Esta filosofía consiste en alejarse con tanto cuidado de la autoridad que se ejerce como de la que se sufre.
Consiste en mantener una guerra implacable a los que hacen la ley y a los que la soportan: a los unos, porque abusan de la autoridad, a los otros, porque se humillan ante ella.
El anarquista se distingue y se separa de todos, porque no quiere ser amo ni esclavo. No quiere inclinarse ante nadie, pero tampoco quiere que los otros se inclinen ante él.
No quiere ser esclavo y ejecutar órdenes extrañas; pero tampoco quiere ser amo ni ordenar a nadie.
Tiene horror a la autoridad que se le impone, como tendría horror a la autoridad que él impusiera a otro.
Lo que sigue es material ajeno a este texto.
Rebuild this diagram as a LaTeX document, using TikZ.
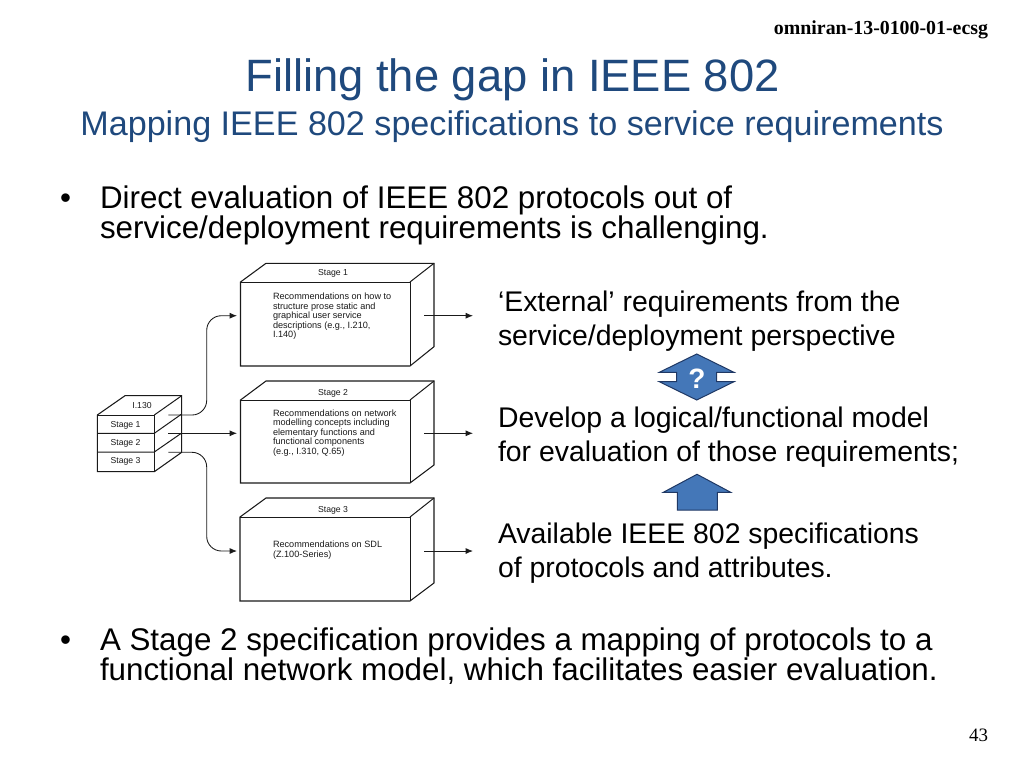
\documentclass[tikz,border=0pt]{standalone}
\usepackage{fontspec}
\setmainfont{Liberation Sans}
\newfontfamily\serifhead{Liberation Serif}
\usetikzlibrary{arrows.meta}
\definecolor{titleblue}{HTML}{1F497D}
\definecolor{arrowfill}{HTML}{4477B8}
\definecolor{arrowline}{HTML}{1F3864}
\definecolor{scan}{HTML}{1A1A1A}
\tikzset{
  txt/.style={inner sep=0pt,outer sep=0pt,anchor=base west,align=left},
  titletxt/.style={inner sep=0pt,outer sep=0pt,anchor=base,text=titleblue},
  body/.style={txt,font=\fontsize{23.5}{22.5}\selectfont},
  side/.style={txt,font=\fontsize{21.3}{25.3}\selectfont},
  head/.style={inner sep=0pt,outer sep=0pt,anchor=base east,font=\serifhead},
  scanbox/.style={draw=scan,line width=0.8pt,fill=white},
  scanline/.style={draw=scan,line width=0.75pt},
  flow/.style={draw=scan,line width=0.65pt,-{Latex[length=5.5pt,width=4.5pt]}},
  small/.style={txt,text=scan,font=\fontsize{6.85}{7.1}\selectfont},
  tiny/.style={inner sep=0pt,anchor=base,text=scan,font=\fontsize{6.5}{7}\selectfont},
  blockarrow/.style={draw=arrowline,line width=0.75pt,fill=arrowfill,line join=miter},
}
\begin{document}
\begin{tikzpicture}[x=0.75pt,y=-0.75pt]
\useasboundingbox (0,0) rectangle (1024,768);
% headers
\node[head,font=\serifhead\bfseries\fontsize{14.9}{16}\selectfont] (ref) at (988,34) {omniran-13-0100-01-ecsg};
\node[head,font=\serifhead\fontsize{14.2}{16}\selectfont] (page) at (988,741) {43};
\node[titletxt,font=\fontsize{34}{36}\selectfont] (title) at (512.5,91) {Filling the gap in IEEE 802};
\node[titletxt,font=\fontsize{25.6}{28}\selectfont] (subtitle) at (512,135) {Mapping IEEE 802 specifications to service requirements};
% bullets
\node[body] (b1m) at (60,208) {•};
\node[body] (b1) at (100,238) {Direct evaluation of IEEE 802 protocols out of\\service/deployment requirements is challenging.};
\node[body] (b2m) at (60,650) {•};
\node[body] (b2) at (100,680) {A Stage 2 specification provides a mapping of protocols to a\\functional network model, which facilitates easier evaluation.};
% side text
\node[side] (s1) at (498,345) {‘External’ requirements from the\\service/deployment perspective};
\node[side] (s2) at (498,461) {Develop a logical/functional model\\for evaluation of those requirements;};
\node[side] (s3) at (498,577) {Available IEEE 802 specifications\\of protocols and attributes.};
% block arrows
\draw[blockarrow] (696.7,354) -- (734,372.3) -- (716.7,372.3) -- (716.7,381.7) -- (734,381.7) -- (696.7,400) -- (659.3,381.7) -- (676.7,381.7) -- (676.7,372.3) -- (659.3,372.3) -- cycle;
\node[inner sep=0pt,anchor=base,text=white,font=\bfseries\fontsize{21}{22}\selectfont] (q) at (697,388) {?};
\draw[blockarrow] (697,474.3) -- (730.7,492.3) -- (717.3,492.3) -- (717.3,510) -- (677.3,510) -- (677.3,492.3) -- (663.3,492.3) -- cycle;
% stage boxes
\foreach \nm/\ft/\fb/\bt/\bb/\fl in {one/282/366/263.3/346.7/240.5,two/400/483/381/465/240.5,three/517/601/498/583/240}{
  \draw[scanbox] (266,\bt) -- (434,\bt) -- (434,\bb) -- (410,\fb) -- (\fl,\fb) -- (\fl,\ft) -- cycle;
  \draw[scanline] (\fl,\ft) -- (410,\ft) -- (410,\fb);
  \draw[scanline] (410,\ft) -- (434,\bt);
}
\node[tiny] (t1) at (333,275) {Stage 1};
\node[tiny] (t2) at (333,395) {Stage 2};
\node[tiny] (t3) at (333,512) {Stage 3};
\node[small] (d1) at (273,337.5) {Recommendations on how to\\structure prose static and\\graphical user service\\descriptions (e.g., I.210,\\I.140)};
\node[small] (d2) at (273,454) {Recommendations on network\\modelling concepts including\\elementary functions and\\functional components\\(e.g., I.310, Q.65)};
\node[small] (d3) at (273,557) {Recommendations on SDL\\(Z.100-Series)};
% small stack
\draw[scanbox] (125,395.7) -- (181.7,395.7) -- (181.7,452.3) -- (154.3,471.7) -- (97.3,471.7) -- (97.3,415) -- cycle;
\draw[scanline] (97.3,415) -- (154.3,415) -- (154.3,471.7);
\draw[scanline] (154.3,415) -- (181.7,395.7);
\draw[scanline] (97.3,433.3) -- (154.3,433.3) -- (181.7,414);
\draw[scanline] (97.3,452) -- (154.3,452) -- (181.7,433);
\node[tiny] (i130) at (142,408) {I.130};
\node[tiny] (k1) at (125.5,427.7) {Stage 1};
\node[tiny] (k2) at (125.5,445) {Stage 2};
\node[tiny] (k3) at (125.5,463) {Stage 3};
% connectors
\coordinate (o1) at (168.3,415);
\coordinate (o2) at (168.3,433.3);
\coordinate (o3) at (168.3,452.3);
\coordinate (i1) at (237,315.7);
\coordinate (i2) at (237,433.3);
\coordinate (i3) at (237,551);
\coordinate (r1a) at (424,315.7); \coordinate (r1b) at (473,315.7);
\coordinate (r2a) at (424,433.3); \coordinate (r2b) at (473,433.3);
\coordinate (r3a) at (424,551); \coordinate (r3b) at (473,551);
\draw[flow,rounded corners=11pt] (o1) -| (206.7,315.7) -- (i1);
\draw[flow] (o2) -- (i2);
\draw[flow,rounded corners=11pt] (o3) -| (206.7,551) -- (i3);
\draw[flow] (r1a) -- (r1b);
\draw[flow] (r2a) -- (r2b);
\draw[flow] (r3a) -- (r3b);
\end{tikzpicture}
\end{document}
Admite esta fórmula maravillosa que inspirará probablemente, a la humanidad futura: «Ni amo, ni esclavo».
Y para terminar, diré que, en el estado presente, ante la sociedad en que vivimos y que hemos de sufrir hasta que tengamos fuerzas para derribarla, haremos nuestra la frase lapidaria de uno de nuestros camaradas más ilustres, Elíseo Réclus: «Ante la iniquidad y en tanto que ella persista, los anarquistas están y permanecen en estado de insurrección permanente».